SAUGATUCK, Mich.— Among his fine roster
of Broadway engagements, character actor Ed Dixon's resume
includes the National Tour From Hell — otherwise known
as "The Best Little Whorehouse in Texas" starring
Ann-Margret. That must have given Dixon some stories. So must
his years of playing Thenardier in "Les Miz," bowing
to the backs of people heading for their cars and warbling
o'er collective coughers doing their best impression of hungry
prairie dogs.
Presumably to find a little catharsis, Dixon has penned "Scenery," a
deliciously caustic new two-character comedy that's first peeking
out of its embittered shell way, way off-Broadway. This lovable
summer puppy — which can't quite decide whether to be
a sharp verbal satire or a silly, old-fashioned showbiz farce — this
show's attacks on New York theater culture and its shrewd dissection
of the dysfunction that drives actors out of their minds positively
vibrates with veracity.
The premise here is that the married Richard and Marion Crain
(Lynne Wintersteller is Dixon's droll and fearless co-star)

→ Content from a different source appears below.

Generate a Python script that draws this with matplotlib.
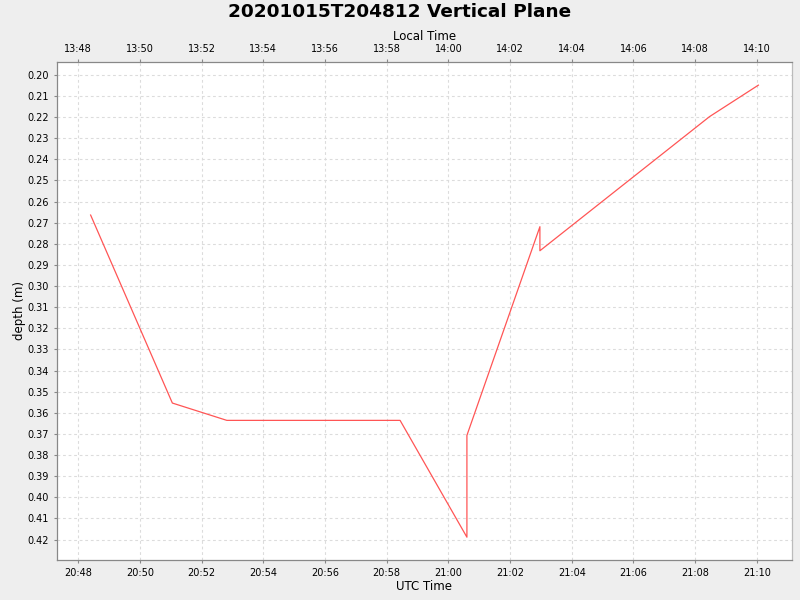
import datetime as dt
import matplotlib
matplotlib.use("Agg")
import matplotlib.pyplot as plt
import matplotlib.dates as mdates
from matplotlib.ticker import FuncFormatter, MultipleLocator

# --------------------------------------------
# Data (UTC)
# --------------------------------------------

times_utc = ["20:48:24", "20:51:03", "20:52:49", "20:58:26", "21:00:36",
             "21:00:36", "21:02:58", "21:02:58", "21:08:28", "21:10:03"]
depth_m = [0.2664, 0.3554, 0.3636, 0.3636, 0.4189,
           0.3707, 0.2719, 0.2833, 0.2198, 0.2049]

day = "2020-10-15"
local_offset_h = -7
title = "20201015T204812 Vertical Plane"

x_lo, x_hi = "20:47:18", "21:11:09"
y_top, y_bottom = 0.1938, 0.4297


def to_dt(s):
    return dt.datetime.strptime(day + " " + s, "%Y-%m-%d %H:%M:%S")


t = [to_dt(s) for s in times_utc]

fig = plt.figure(figsize=(8, 6), dpi=100, facecolor="#eeeeee")
ax = fig.add_axes([56.7 / 800, 40 / 600, (792.3 - 56.7) / 800, (560.3 - 62) / 600])
ax.set_facecolor("white")

ax.plot(t, depth_m, color="#ff5555", lw=0.9)

ax.set_xlim(to_dt(x_lo), to_dt(x_hi))
ax.set_ylim(y_bottom, y_top)

ax.xaxis.set_major_locator(mdates.MinuteLocator(byminute=range(0, 60, 2)))
ax.xaxis.set_major_formatter(mdates.DateFormatter("%H:%M"))
ax.yaxis.set_major_locator(MultipleLocator(0.01))
ax.yaxis.set_major_formatter(FuncFormatter(lambda v, p: f"{v:.2f}"))

ax.grid(True, color="#dcdcdc", ls=(0, (2.5, 2.5)), lw=0.8)

for s in ax.spines.values():
    s.set_color("#888888")
    s.set_linewidth(0.9)
ax.spines["right"].set_color("#bbbbbb")

ax.tick_params(axis="both", labelsize=7, length=2.5, color="#888888", pad=3)
ax.set_xlabel("UTC Time", fontsize=8.5, labelpad=2)
ax.set_ylabel("depth (m)", fontsize=8.5, labelpad=1)

# top axis: local time
ax2 = ax.twiny()
ax2.set_xlim(ax.get_xlim())
ax2.xaxis.set_major_locator(mdates.MinuteLocator(byminute=range(0, 60, 2)))
ax2.xaxis.set_major_formatter(FuncFormatter(
    lambda v, p: (mdates.num2date(v) + dt.timedelta(hours=local_offset_h)).strftime("%H:%M")))
ax2.tick_params(axis="x", labelsize=7, length=2.5, color="#888888", pad=3)
ax2.set_xlabel("Local Time", fontsize=8.5, labelpad=3)
for s in ax2.spines.values():
    s.set_visible(False)

fig.text(0.5, 1 - 12 / 600, title, ha="center", va="center",
         fontsize=13.3, fontweight="bold")

fig.savefig("out.png", dpi=100, facecolor=fig.get_facecolor())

are doing some lousy fin-de-career vehicle in a crappy Shubert
house, where the garbage Dumpster is but a waft of fetid air
away from a dressing room painted the color of lox. They kvetch
about producers, critics and "slaving in the art mines" and
whether or not a fat liberal can, in good conscience, order
a dressing-room pizza from Domino's.
Much of this could have been culled from material that Mel
Brooks or Eric Idle (or Martin Short) threw away. But there
are some sparks of real comedic originality. This is comedy
born in pain, which is the best kind. This, for sure, is the
work of a man who knows all about the barbarism of a life in
the American theater. A lot of people in Chicago would understand.